On appeal, the District of Columbia Court of Appeals held that the in-court identifications should have been suppressed as well because they were fruits of the illegal detention. The United States Supreme Court reversed. Id., 468-70. The court held that the in-eourt identifications were admissible because they were independent of and untainted by the illegal detention. Id., 471-73. A plurality of the court rejected the defendant’s claim that an in-court identification could not be permitted under any circumstances, because his physical presence in court was the result of his initial illegal detention. Id., 474-75, 477-79.
White does not claim that Crummie should have been barred from making an in-court identification of him because of the illegal lineup. Further, Crews in no way undermines our conclusion that the lineup identification of White, which was the product of and express purpose for his illegal detention, must be suppressed. To the contrary, Crews actually lends support to this conclusion. See id., 472, 473 n.18.
White does not claim that the charges against him should be dismissed pursuant to State v. Federici, 179 Conn. 46, 425 A.2d 916 (1979). In Federiei, we held that where a defendant’s arrest is tainted by an illegal seizure of evidence that is later introduced at trial, the defendant is deprived of a fair trial and the charges against him must be dismissed. Id., 61. The admission of Crummie’s lineup identification of White during a period of illegal detention deprived defendant White of a fair trial. We want to make clear, however, that in this case, dismissal of the charges is not warranted. In Federiei, once the illegally seized evidence was excluded, there simply was nothing to establish probable cause that the defendant had committed the crime. Therefore, dismissal of the charges and release of the defendant from custody were constitutionally mandated. Id., 62. In contrast, in the case before us, the state may be able to establish that Crummie’s photographic and in-court identifications of White are independent of the lineup identification and therefore admissible at a new trial. Because the state may still be able to establish sufficient probable cause to try White, a dismissal of the charges would be premature. See State v. Ostroski, 201 Conn. 534, 556, 518 A.2d 915 (1986).
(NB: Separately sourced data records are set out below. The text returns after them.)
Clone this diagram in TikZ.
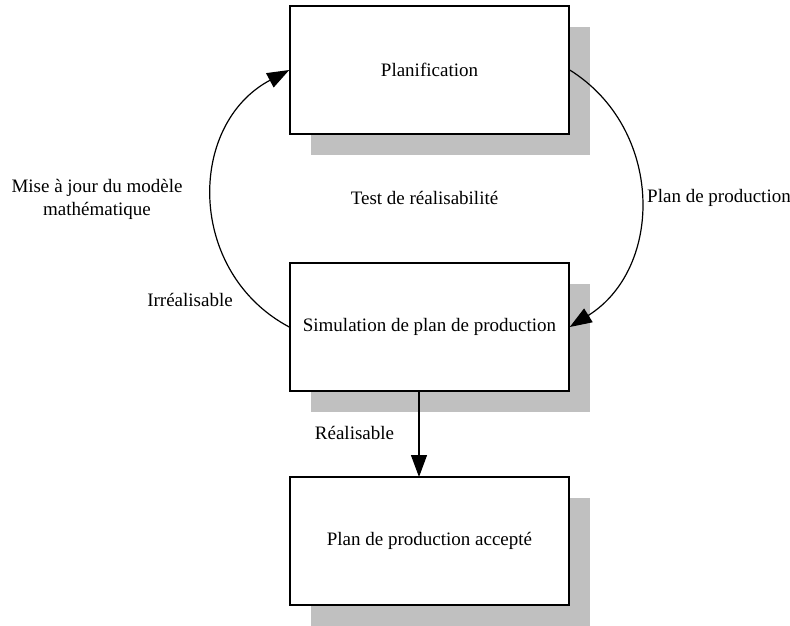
\documentclass[tikz,border=0pt]{standalone}
\usepackage{fontspec}
\setmainfont{Liberation Serif}
\usetikzlibrary{arrows.meta,shadows}
\definecolor{shadowgray}{RGB}{192,192,192}
\begin{document}
\begin{tikzpicture}[x=1pt,y=-1pt,line width=1.2pt,font=\fontsize{19}{23}\selectfont,
    >={Triangle[length=22pt,width=16pt]},
    box/.style={draw,line width=1.5pt,fill=white,minimum width=279pt,minimum height=128pt,inner sep=0pt,
      general shadow={fill=shadowgray,draw=none,shadow xshift=21pt,shadow yshift=-21pt}}]
  \useasboundingbox (0,0) rectangle (790,625);
  % boxes
  \node[box] (plan) at (429.5,70) {Planification};
  \node[box] (simu) at (429.5,327) {Simulation de plan de production};
  \node[box] (accept) at (429.5,541) {Plan de production accepté};
  % loop
  \draw[->] (plan.east) to[out=-32,in=32,looseness=1.11] (simu.east);
  \draw[->] (simu.west) to[out=152,in=208,looseness=1.16] (plan.west);
  \coordinate (down) at (419,391);
  \coordinate (downend) at (419,477);
  \draw[->] (down) -- (downend);
  % labels
  \node[align=center] (maj) at (97,199.5) {Mise à jour du modèle\\mathématique};
  \node (test) at (424.5,198) {Test de réalisabilité};
  \node (pp) at (719,198) {Plan de production};
  \node (irr) at (190,300) {Irréalisable};
  \node (real) at (354.5,433) {Réalisable};
\end{tikzpicture}
\end{document}
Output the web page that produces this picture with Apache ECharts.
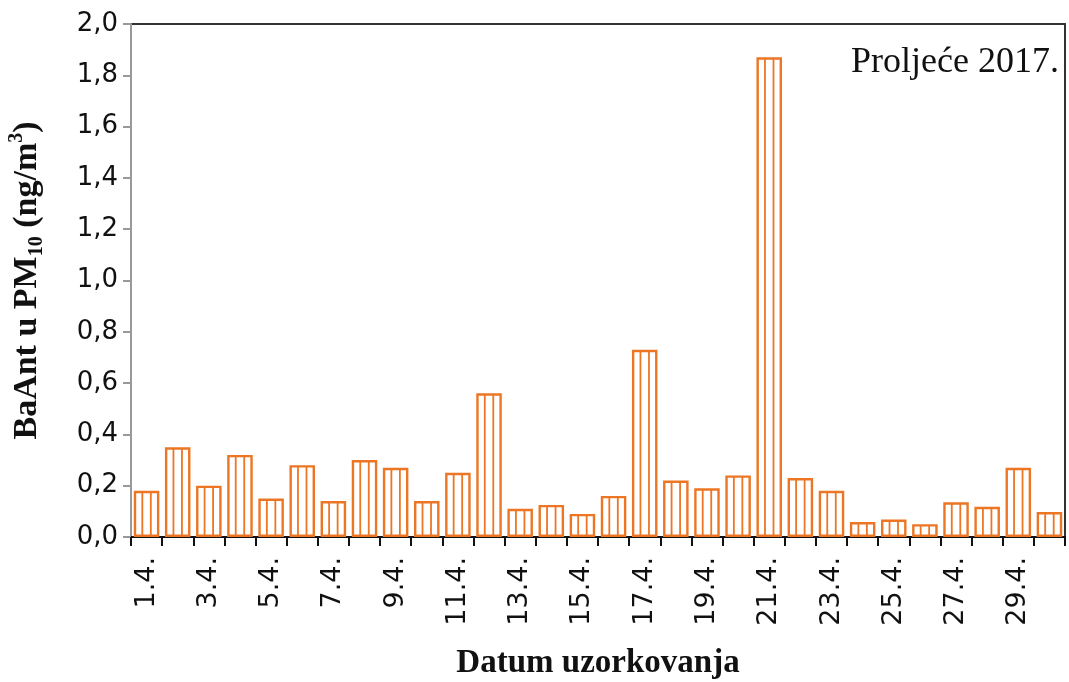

White’s pretrial severance motion also claimed that a joint trial would prejudice him because the state would have twice as many peremptory challenges as it would have had in a separate trial. White claimed that this would give the state “an unfair advantage in determining and designing the composition of his jury in the joint trial.” This issue has not been raised on appeal.
Similarly, White objected at trial that the testimony of Barry Skinner, the assistant city engineer in Bridgeport, was prejudicial and would be inadmissible against him in a separate trial. Skinner testified that the area where Zaida Brown lived was approximately 720 feet from Blake’s Market. The court required the state to tell the jury that this testimony was being offered as to Watkins only.